The Bethel University volleyball team won’t let adversity squelch its momentum.
By Maddie DeBilzan
After winning three of four matches in Naperville, Illinois and Whitewater, Wisconsin, the women’s volleyball team could finally sit back on the bus and rest for the long ride home. With a 21-5 record, the women had earned it.
But shortly after they started their nearly-five-hour journey back to Bethel University, a pair of lights pierced through the wide Coach bus windows. The car was in their lane, headed directly towards the bus.
According to the Rock County police department, the crash occurred at 8:12 p.m. when a Honda Civic passed the center line and hit the bus head-on. A 20-year-old woman from Waterford, Wisconsin was driving the car, with a 22-year-old man from Whitewater in the passenger seat. Both of them were pronounced dead at the scene.
All 19 passengers and the bus driver — a 64-year-old man from Minnesota — remained uninjured.
“When I saw lights coming at us, I thought, ‘this is not going to end well.’” Hunt said.
Bethel women’s volleyball coach Gretchen Hunt said as soon as the initial impact was over, everybody on the bus spoke, to let each other know they were ok.
After the crash, she said, the women gathered on the side of the road and started to pray.
The team was then picked up by a UW-Whitewater football team, who was returning from a game in Eau Claire that night and happened to drive by shortly after the collision.
The football team, which was travelling in two buses, squeezed into one so the volleyball team could take the other bus to a hotel in Janesville, where the women stayed overnight.
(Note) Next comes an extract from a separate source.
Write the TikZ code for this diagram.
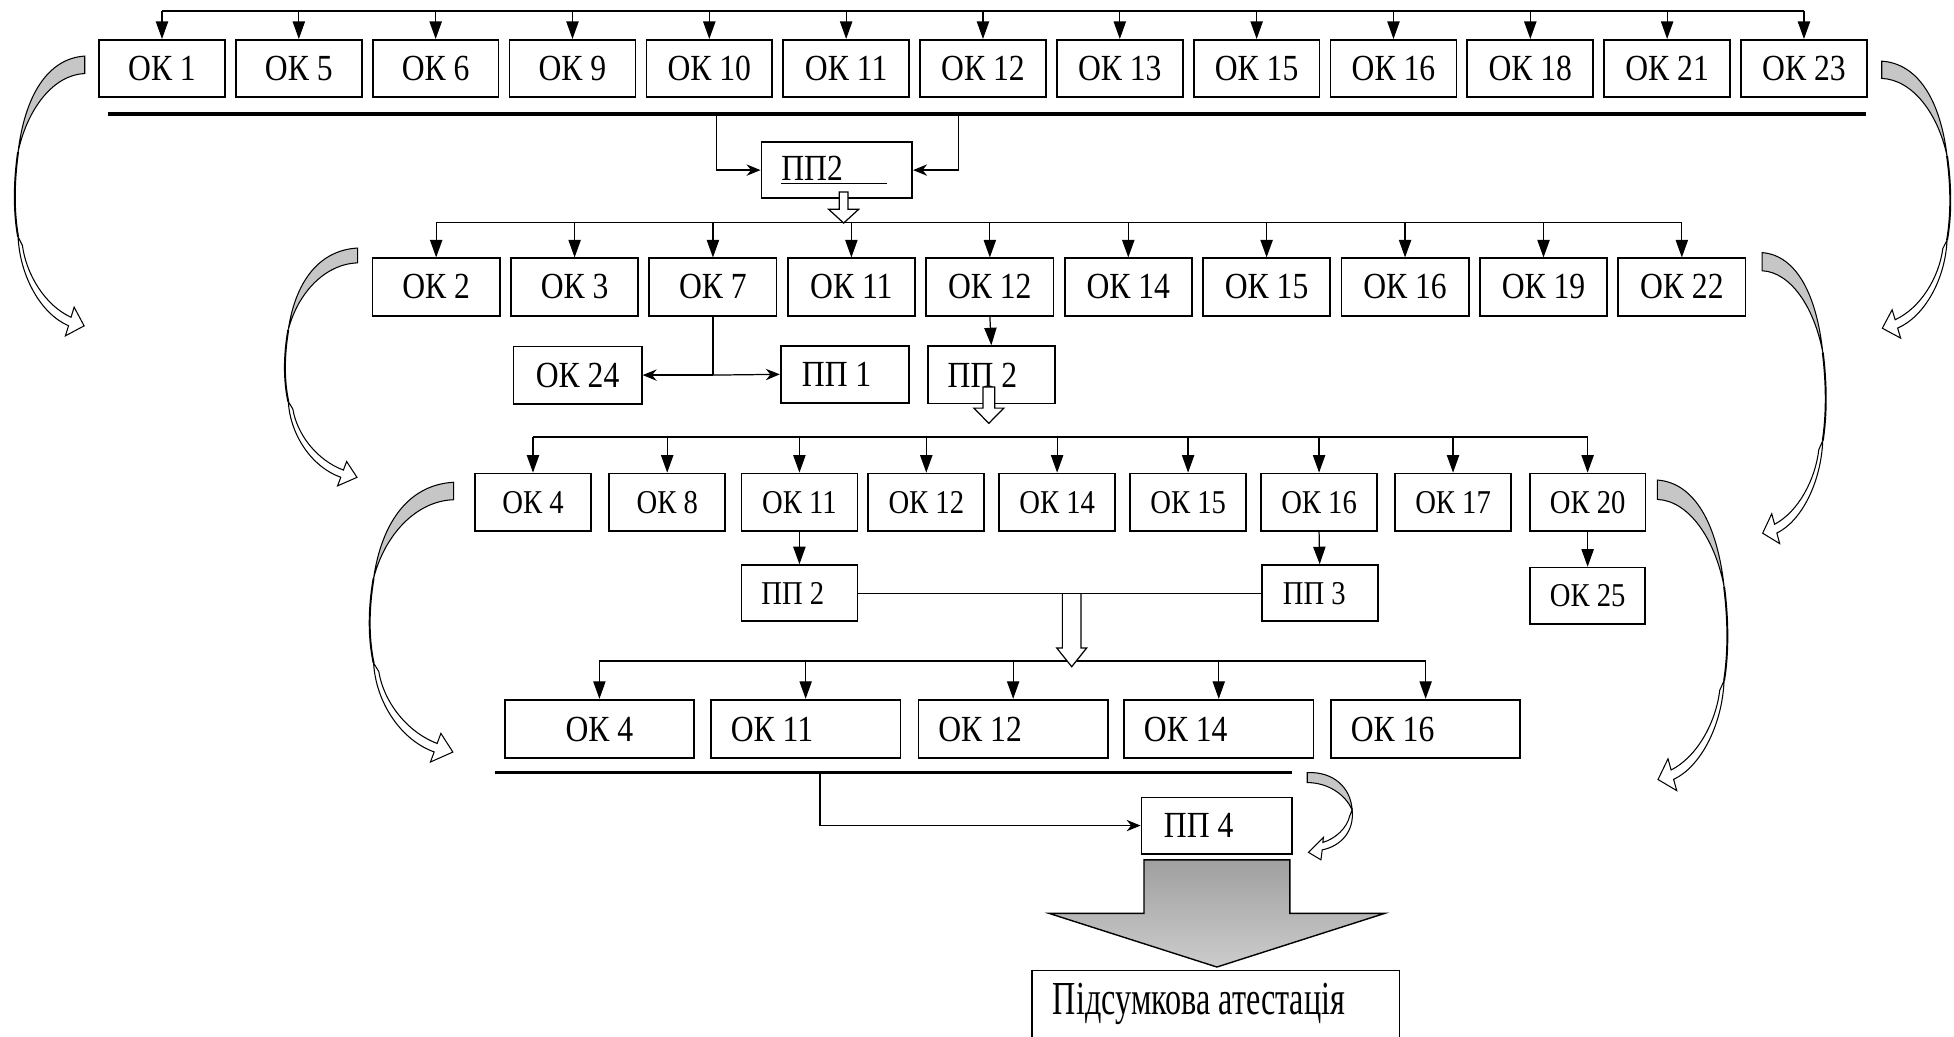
\documentclass[tikz,border=0pt]{standalone}
\usepackage{fontspec}
\setmainfont{Liberation Serif}[FakeStretch=0.86]
\newfontfamily\finalfont{Liberation Serif}[FakeStretch=0.68]
\usetikzlibrary{arrows.meta,calc}

% curved turn arrow at the side of a row: #1 start, #2 xscale, #3 yscale
\newcommand{\bendarrow}[3]{%
  \begin{scope}[shift={#1}, xscale=#2, yscale=#3]
    \draw[fill=gray!45, line width=0.6pt] (0,-7) .. controls (-30,-5) and (-48,25) .. (-53.5,70)
      .. controls (-46,35) and (-25,8) .. (0,7) -- cycle;
    \draw[line width=1.1pt] (-53.5,70) .. controls (-57,95) and (-57,118) .. (-53.5,138);
    \draw[fill=white, line width=0.6pt] (-53.5,138) .. controls (-52,170) and (-35,200) .. (-13,209.4)
      -- (-15.5,217.5) -- (-0.5,209.5) -- (-8.5,194.5) -- (-11,202.6)
      .. controls (-32,193) and (-47,168) .. (-50,145) -- cycle;
  \end{scope}}

% hollow block arrow pointing down: #1 x, #2 shaft top, #3 head base, #4 tip, #5 half shaft, #6 closing
\newcommand{\hollowdown}[6]{%
  \draw[fill=white, line width=0.7pt] (#1-#5,#2) -- (#1-#5,#3) -- (#1-12,#3) -- (#1,#4)
    -- (#1+12,#3) -- (#1+#5,#3) -- (#1+#5,#2) #6;}

\begin{document}
\begin{tikzpicture}[x=0.025cm, y=-0.025cm, font=\fontsize{21}{24}\selectfont,
  box/.style={draw, rectangle, line width=1pt, inner sep=0pt, minimum height=1.15cm},
  boxA/.style={box, minimum width=2.525cm},
  boxB/.style={box, minimum width=2.55cm},
  boxC/.style={box, minimum width=2.325cm, font=\fontsize{19}{22}\selectfont},
  boxD/.style={box, minimum height=1.175cm, text width=3.0cm, inner xsep=0.4cm, align=flush left},
  leftbox/.style={box, align=flush left},
  feed/.style={line width=0.7pt, -{Triangle[length=10pt,width=7pt]}},
  pointer/.style={line width=0.7pt, -{Stealth[length=8pt,width=6.5pt]}},
  bus/.style={line width=0.7pt},
  rule/.style={line width=2pt}]
  \useasboundingbox (0,0) rectangle (1568,832);

  % first row
  \node[boxA] (rowAok1)  at (130,55)    {ОК 1};
  \node[boxA] (rowAok5)  at (239.8,55)  {ОК 5};
  \node[boxA] (rowAok6)  at (349.6,55)  {ОК 6};
  \node[boxA] (rowAok9)  at (459.4,55)  {ОК 9};
  \node[boxA] (rowAok10) at (569.2,55)  {ОК 10};
  \node[boxA] (rowAok11) at (679,55)    {ОК 11};
  \node[boxA] (rowAok12) at (788.8,55)  {ОК 12};
  \node[boxA] (rowAok13) at (898.6,55)  {ОК 13};
  \node[boxA] (rowAok15) at (1008.4,55) {ОК 15};
  \node[boxA] (rowAok16) at (1118.2,55) {ОК 16};
  \node[boxA] (rowAok18) at (1228,55)   {ОК 18};
  \node[boxA] (rowAok21) at (1337.8,55) {ОК 21};
  \node[boxA] (rowAok23) at (1447.6,55) {ОК 23};

  \node[leftbox, minimum width=3.025cm, minimum height=1.125cm, text width=2.225cm, inner xsep=0.4cm] (ppA) at (671.5,136.5) {\underline{ПП2\hspace{1.2em}}};

  % second row
  \node[boxB] (rowBok2)  at (350,230.3)    {ОК 2};
  \node[boxB] (rowBok3)  at (461.1,230.3)  {ОК 3};
  \node[boxB] (rowBok7)  at (572.1,230.3)  {ОК 7};
  \node[boxB] (rowBok11) at (683.2,230.3)  {ОК 11};
  \node[boxB] (rowBok12) at (794.3,230.3)  {ОК 12};
  \node[boxB] (rowBok14) at (905.4,230.3)  {ОК 14};
  \node[boxB] (rowBok15) at (1016.4,230.3) {ОК 15};
  \node[boxB] (rowBok16) at (1127.5,230.3) {ОК 16};
  \node[boxB] (rowBok19) at (1238.6,230.3) {ОК 19};
  \node[boxB] (rowBok22) at (1349.6,230.3) {ОК 22};

  \node[box, minimum width=2.575cm] (okB24) at (463.5,301) {ОК 24};
  \node[leftbox, minimum width=2.575cm, text width=1.725cm, inner xsep=0.425cm] (ppB1) at (678,300.4) {ПП 1};
  \node[leftbox, minimum width=2.55cm, text width=1.75cm, inner xsep=0.4cm] (ppB2) at (795.5,300.8) {ПП 2};

  % third row
  \node[boxC] (rowCok4)  at (427.7,403)  {ОК 4};
  \node[boxC] (rowCok8)  at (535.4,403)  {ОК 8};
  \node[boxC] (rowCok11) at (641.5,403)  {ОК 11};
  \node[boxC] (rowCok12) at (743.3,403)  {ОК 12};
  \node[boxC] (rowCok14) at (848.3,403)  {ОК 14};
  \node[boxC] (rowCok15) at (953.4,403)  {ОК 15};
  \node[boxC] (rowCok16) at (1058.5,403) {ОК 16};
  \node[boxC] (rowCok17) at (1166,403)   {ОК 17};
  \node[boxC] (rowCok20) at (1274,403)   {ОК 20};

  \node[leftbox, font=\fontsize{19}{22}\selectfont, minimum width=2.325cm, minimum height=1.125cm, text width=1.525cm, inner xsep=0.4cm] (ppC2) at (641.5,476) {ПП 2};
  \node[leftbox, font=\fontsize{19}{22}\selectfont, minimum width=2.325cm, minimum height=1.125cm, text width=1.475cm, inner xsep=0.425cm] (ppC3) at (1059,476) {ПП 3};
  \node[box, font=\fontsize{19}{22}\selectfont, minimum width=2.3cm, minimum height=1.125cm] (okC25) at (1274,478) {ОК 25};

  % fourth row
  \node[boxD, align=flush center] (rowDok4) at (481,585) {ОК 4};
  \node[boxD] (rowDok11) at (646.5,585) {ОК 11};
  \node[boxD] (rowDok12) at (813,585)   {ОК 12};
  \node[boxD] (rowDok14) at (978,585)   {ОК 14};
  \node[boxD] (rowDok16) at (1144,585)  {ОК 16};

  \node[leftbox, minimum width=3.025cm, minimum height=1.125cm, text width=2.125cm, inner xsep=0.45cm] (ppD4) at (976.5,662.5) {ПП 4};

  \node[leftbox, anchor=north, font={\finalfont\fontsize{27}{31}\selectfont}, text width=6.525cm, inner xsep=0.425cm, inner ysep=7.4pt] (finalNode) at (975.5,778) {Підсумкова атестація};

  % buses and feeds
  \coordinate (busA) at (0,8.8);
  \coordinate (busB) at (0,178.7);
  \coordinate (busC) at (0,350.6);
  \coordinate (busD) at (0,530.4);

  \draw[bus] (busA -| rowAok1.north) -- (busA -| rowAok23.north);
  \foreach \n in {1,5,6,9,10,11,12,13,15,16,18,21,23}
    \draw[feed] (busA -| rowAok\n.north) -- (rowAok\n.north);

  \draw[bus] (busB -| rowBok2.north) -- (busB -| rowBok22.north);
  \foreach \n in {2,3,7,11,12,14,15,16,19,22}
    \draw[feed] (busB -| rowBok\n.north) -- (rowBok\n.north);

  \draw[bus] (busC -| rowCok4.north) -- (busC -| rowCok20.north);
  \foreach \n in {4,8,11,12,14,15,16,17,20}
    \draw[feed] (busC -| rowCok\n.north) -- (rowCok\n.north);

  \draw[bus] (busD -| rowDok4.north) -- (busD -| rowDok16.north);
  \foreach \n in {4,11,12,14,16}
    \draw[feed] (busD -| rowDok\n.north) -- (rowDok\n.north);

  % rules under the first and the last row
  \draw[rule] (87,91.5) coordinate (ruleAstart) -- (1497.5,91.5) coordinate (ruleAend);
  \draw[rule] (397,620) coordinate (ruleDstart) -- (1037,620) coordinate (ruleDend);

  \coordinate (tapAL) at (575,91.5);
  \coordinate (tapAR) at (769,91.5);
  \draw[pointer] (tapAL) |- (ppA.west);
  \draw[pointer] (tapAR) |- (ppA.east);

  \coordinate (okB7foot) at (rowBok7.south |- okB24.east);
  \draw[bus] (rowBok7.south) -- (okB7foot);
  \draw[pointer] (okB7foot) -- (okB24.east);
  \draw[pointer] (okB7foot) -- (ppB1.west);
  \draw[feed] (rowBok12.south) -- (ppB2.north);

  \draw[feed] (rowCok11.south) -- (ppC2.north);
  \draw[feed] (rowCok16.south) -- (ppC3.north);
  \draw[feed] (rowCok20.south) -- (okC25.north);

  \coordinate (tapD) at (658,620);
  \draw[pointer] (tapD) |- (ppD4.west);

  % hollow arrows
  \hollowdown{677}{154}{168}{179}{3.5}{-- cycle}
  \hollowdown{793.5}{310.5}{327.5}{339.7}{4.7}{-- cycle}
  \hollowdown{860}{476}{520}{535}{7.5}{}
  \draw[bus] (ppC2.east) -- (ppC3.west);

  % big arrow to the final attestation
  \draw[top color=gray!75, bottom color=gray!40, line width=0.8pt]
    (918,690) -- (1035,690) -- (1035,733) -- (1111,733) -- (976.5,776) -- (842,733) -- (918,733) -- cycle;

  % turn arrows at the sides
  \bendarrow{(68,52)}{1}{1}
  \bendarrow{(1510,56)}{-0.98}{0.99}
  \bendarrow{(287,205)}{1.04}{0.85}
  \bendarrow{(1414,210)}{-0.91}{1.04}
  \bendarrow{(364,394)}{1.2}{1.0}
  \bendarrow{(1330,393)}{-1.0}{1.11}

  \draw[fill=gray!45, line width=0.6pt] (1049,620) .. controls (1070,619) and (1084,632) .. (1085,650)
    .. controls (1080,638) and (1066,628) .. (1049,628) -- cycle;
  \draw[fill=white, line width=0.6pt] (1085,650) .. controls (1087,667) and (1076,679) .. (1061,682)
    -- (1060,690) -- (1050,684) -- (1062,672) -- (1061.5,676)
    .. controls (1072,673) and (1081,664) .. (1083,655) -- cycle;
\end{tikzpicture}
\end{document}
When the Royals arrived back on campus Sunday, they were greeted by a group of staff members trained in how to deal with trauma. The following day — Monday — Hunt decided to forgo practice so the women could have crisis intervention conversations with trained staff members.
Although Hunt mentioned that the amount of care and concern from the Bethel community can be overwhelming at times, she said it was just what the team needed.
“If I could write a brochure for how a college should respond that is what we felt. I couldn’t have written a better script for how we could’ve been welcomed back,” she said.
The team plans to finish the season with the same intensity as it started, despite the tragedy.
“We are really trying to finish the season well because it matters that you can (win) even when you aren’t a whole person.”